Unfortunately, in his fourth outing in seven days during the 1931 tournament, the exhausted Wu lost his usual ball control and walked eight batters, as Kano finally failed by the score of 4-0.

“If Kano had faced another team, it could very likely have won the championship title in 1931,” says Taiwan baseball historian Hsieh Shih-yuan in a documentary on Taiwan baseball.

“The super-strong Chukyo Business School was the only team in Koshien’s 80-year history to win three consecutive championships,” he adds.

The aftermath of Kano’s performance in Japan

However, Kano’s second-place finish was already an incredible record for the Japanese, who were astonished and fascinated with the Chiayi baseball team’s outstanding performance.

Famous sportswriter Suishu Tobita was one of many commentators in Japan who limned odes to the tragically heroic Kano story, praising the young players for their “spirit and skill that lifted them over a bunch of more experienced counterparts.”
Kan Kikuchi, a famous playwright, noted that he was totally captivated by Kano’s sportsmanship, saying that “seeing the homelanders (Japanese), islanders (Taiwanese) and Taksago (aborigines) working together in harmony despite their racial differences  really moved me to tears.”

The team from Taiwan was even dubbed by the Japanese media as “Kano, Champions of all under heaven.”

In fact, the 1931 Kano team is still a very popular nostalgic symbol even today in Japan. As one example of this, when Asahi Shimbun CEO Yoshitaka Nagayama visited Taiwan in 1998, he told local reporters that the sole purpose of his trip was to run just once around the bases of the Kano baseball diamond, an act he carried out to fulfill the longtime wish of his ailing friend, the famous Japanese historical novelist Ryotaro Shiba.

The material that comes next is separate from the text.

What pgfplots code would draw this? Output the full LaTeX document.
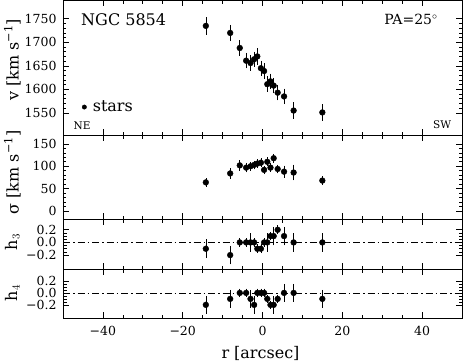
\documentclass[border=0pt]{standalone}
\usepackage{fontspec}
\setmainfont{DejaVu Serif}
\usepackage{pgfplots}
\pgfplotsset{compat=1.18}

\newcommand{\tfont}{\fontsize{12.5}{14}\selectfont}
\newcommand{\lfont}{\fontsize{16}{18}\selectfont}

\pgfplotsset{
  panel/.style={
    scale only axis, width=399pt, xmin=-50, xmax=50,
    axis line style={line width=0.8pt},
    every tick/.style={line width=0.7pt, black},
    xtick={-40,-20,0,20,40}, minor x tick num=3,
    tick align=inside,
    major tick length=6pt, minor tick length=3.5pt,
    ticklabel style={font=\tfont},
    yticklabel style={xshift=-3pt},
    label style={font=\lfont},
    xticklabels={},
  },
  pts/.style={only marks, mark=*, mark size=2.9pt, color=black,
    mark options={solid, fill=black, draw=black},
    error bars/.cd, y dir=both, y explicit,
    error bar style={line width=0.6pt, black},
    error mark options={mark size=3pt, line width=0.6pt, black}},
  zeroline/.style={black, line width=0.6pt,
    dash pattern=on 7pt off 3pt on 1.5pt off 3pt},
}

\begin{document}
\begin{tikzpicture}
\path[use as bounding box] (0pt,0pt) rectangle (463pt,-362pt);

% ---------- panel 1: velocity ----------
\begin{axis}[panel, at={(63pt,0pt)}, anchor=north west, height=135pt,
  ymin=1503, ymax=1790, ytick={1550,1600,1650,1700,1750},
  yticklabels={1550,1600,1650,1700,1750}, minor y tick num=4,
  ylabel={v [km s\textsuperscript{−1}]},
  ylabel style={at={(axis description cs:-0.127,0.556)}, anchor=center},
  legend style={at={(axis description cs:0.047,0.207)}, anchor=west,
    draw=none, fill=none, inner sep=0pt, font=\lfont},
  legend cell align=left,
  legend image code/.code={\fill[black] (0cm,0cm) circle (2.2pt); \path (0.22cm,0cm);},
]
\addplot[pts] coordinates {
(-14.2,1735) +- (0,12)
(-8.1,1720) +- (0,11)
(-5.7,1688) +- (0,10)
(-4.1,1661) +- (0,10)
(-3.0,1656) +- (0,10)
(-2.1,1664) +- (0,10)
(-1.3,1670) +- (0,11)
(-0.4,1645) +- (0,10)
(0.4,1639) +- (0,10)
(1.2,1611) +- (0,10)
(2.0,1617) +- (0,10)
(2.8,1608) +- (0,10)
(3.8,1593) +- (0,10)
(5.4,1585) +- (0,10)
(7.8,1555) +- (0,11)
(15.0,1551) +- (0,11)
};
\addlegendentry{stars}
\node[font=\fontsize{16}{18}\selectfont] at (rel axis cs:0.152,0.855) {NGC 5854};
\node[font=\fontsize{14}{16}\selectfont] at (rel axis cs:0.872,0.855) {PA=25$^\circ$};
\node[font=\fontsize{10.5}{12}\selectfont] at (rel axis cs:0.048,0.068) {NE};
\node[font=\fontsize{10.5}{12}\selectfont] at (rel axis cs:0.950,0.075) {SW};
\end{axis}

% ---------- panel 2: sigma ----------
\begin{axis}[panel, at={(63pt,-135pt)}, anchor=north west, height=84pt,
  ymin=-18, ymax=170, ytick={0,50,100,150}, yticklabels={0,50,100,150},
  minor y tick num=4,
  ylabel={σ [km s\textsuperscript{−1}]},
  ylabel style={at={(axis description cs:-0.127,0.554)}, anchor=center},
]
\addplot[pts] coordinates {
(-14.2,64) +- (0,3)
(-8.1,84) +- (0,5)
(-5.7,102) +- (0,5)
(-4.1,97) +- (0,4)
(-3.0,100) +- (0,3)
(-2.1,103) +- (0,3)
(-1.3,106) +- (0,3)
(-0.4,108) +- (0,3)
(0.4,92) +- (0,3)
(1.2,110) +- (0,3)
(2.0,97) +- (0,3)
(2.8,118) +- (0,3)
(3.8,94) +- (0,3)
(5.4,88) +- (0,7)
(7.8,86) +- (0,11)
(15.0,68) +- (0,3)
};
\end{axis}

% ---------- panel 3: h3 ----------
\begin{axis}[panel, at={(63pt,-219pt)}, anchor=north west, height=50pt,
  ymin=-0.42, ymax=0.37, ytick={-0.2,0,0.2}, yticklabels={−0.2,0.0,0.2},
  minor y tick num=3,
  ylabel={h$_3$},
  ylabel style={at={(axis description cs:-0.127,0.54)}, anchor=center},
]
\addplot[zeroline] coordinates {(-50,0) (50,0)};
\addplot[pts] coordinates {
(-14.2,-0.1) +- (0,0.1)
(-8.1,-0.2) +- (0,0.1)
(-5.7,0) +- (0,0.02)
(-4.1,0) +- (0,0.02)
(-3.0,0) +- (0,0.1)
(-2.1,0) +- (0,0.02)
(-1.3,-0.1) +- (0,0.02)
(-0.4,-0.1) +- (0,0.02)
(0.4,0) +- (0,0.02)
(1.2,0) +- (0,0.1)
(2.0,0.1) +- (0,0.02)
(2.8,0.1) +- (0,0.1)
(3.8,0.2) +- (0,0.02)
(5.4,0.1) +- (0,0.1)
(7.8,0) +- (0,0.1)
(15.0,0) +- (0,0.1)
};
\end{axis}

% ---------- panel 4: h4 ----------
\begin{axis}[panel, at={(63pt,-269pt)}, anchor=north west, height=49pt,
  ymin=-0.42, ymax=0.4, ytick={-0.2,0,0.2}, yticklabels={−0.2,0.0,0.2},
  minor y tick num=3,
  xticklabels={−40,−20,0,20,40},
  xticklabel style={yshift=-5pt},
  ylabel={h$_4$},
  ylabel style={at={(axis description cs:-0.127,0.51)}, anchor=center},
  xlabel={r [arcsec]},
  xlabel style={at={(axis description cs:0.495,-0.714)}, anchor=center},
]
\addplot[zeroline] coordinates {(-50,0) (50,0)};
\addplot[pts] coordinates {
(-14.2,-0.2) +- (0,0.1)
(-8.1,-0.1) +- (0,0.1)
(-5.7,0) +- (0,0.02)
(-4.1,0) +- (0,0.02)
(-3.0,-0.1) +- (0,0.1)
(-2.1,-0.2) +- (0,0.1)
(-1.3,0) +- (0,0.02)
(-0.4,0) +- (0,0.02)
(0.4,0) +- (0,0.02)
(1.2,-0.1) +- (0,0.02)
(2.0,-0.2) +- (0,0.02)
(2.8,-0.2) +- (0,0.1)
(3.8,-0.1) +- (0,0.02)
(5.4,0) +- (0,0.1)
(7.8,0) +- (0,0.1)
(15.0,-0.1) +- (0,0.1)
};
\end{axis}
\end{tikzpicture}
\end{document}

Back in their homes in Taiwan, the islanders were overwhelmed with joy despite the fact that many of them believed the Kano team should have won first place.
At their homecoming at Taiwan’s Keelung Harbor, tens of thousands of Taiwanese waited to welcome the returning heroes.
In their hometown of Chiayi, more than 60,000 citizens greeted the champions at the train station and accompanied them in a victory parade to the Chiayi City center, where the team was warmly received with firecrackers and the joy of triumph. 

The legacy of Kano

After its pinnacle year in 1931, Kano baseball teams continued to dominate high school baseball in Taiwan in 1930s, winning three Taiwan championship titles. Even though later generations in Kano could not replicate the most glorious moment of the ‘31 team, they still participated at Koshien in 1933, 35 and 36, reminding the Japanese of the Kano tradition.

The excellent performance of the Kano players in Japan led many of them to be recruited by Japanese teams, and a few even made it to the professional level.
The most famous of these players was none other than Wu Chang-cheng (1916-1987) or Shosei Go, who was nicknamed the “Human Locomotive" due to his amazing speed.

During his 20-year pro baseball career in Japan, the left-handed. 5’6’’ and 140-pound mini-outfielder won two batting titles and a stolen base title. Wu even threw the first postwar no-hitter against the Tokyo Senators in 1946.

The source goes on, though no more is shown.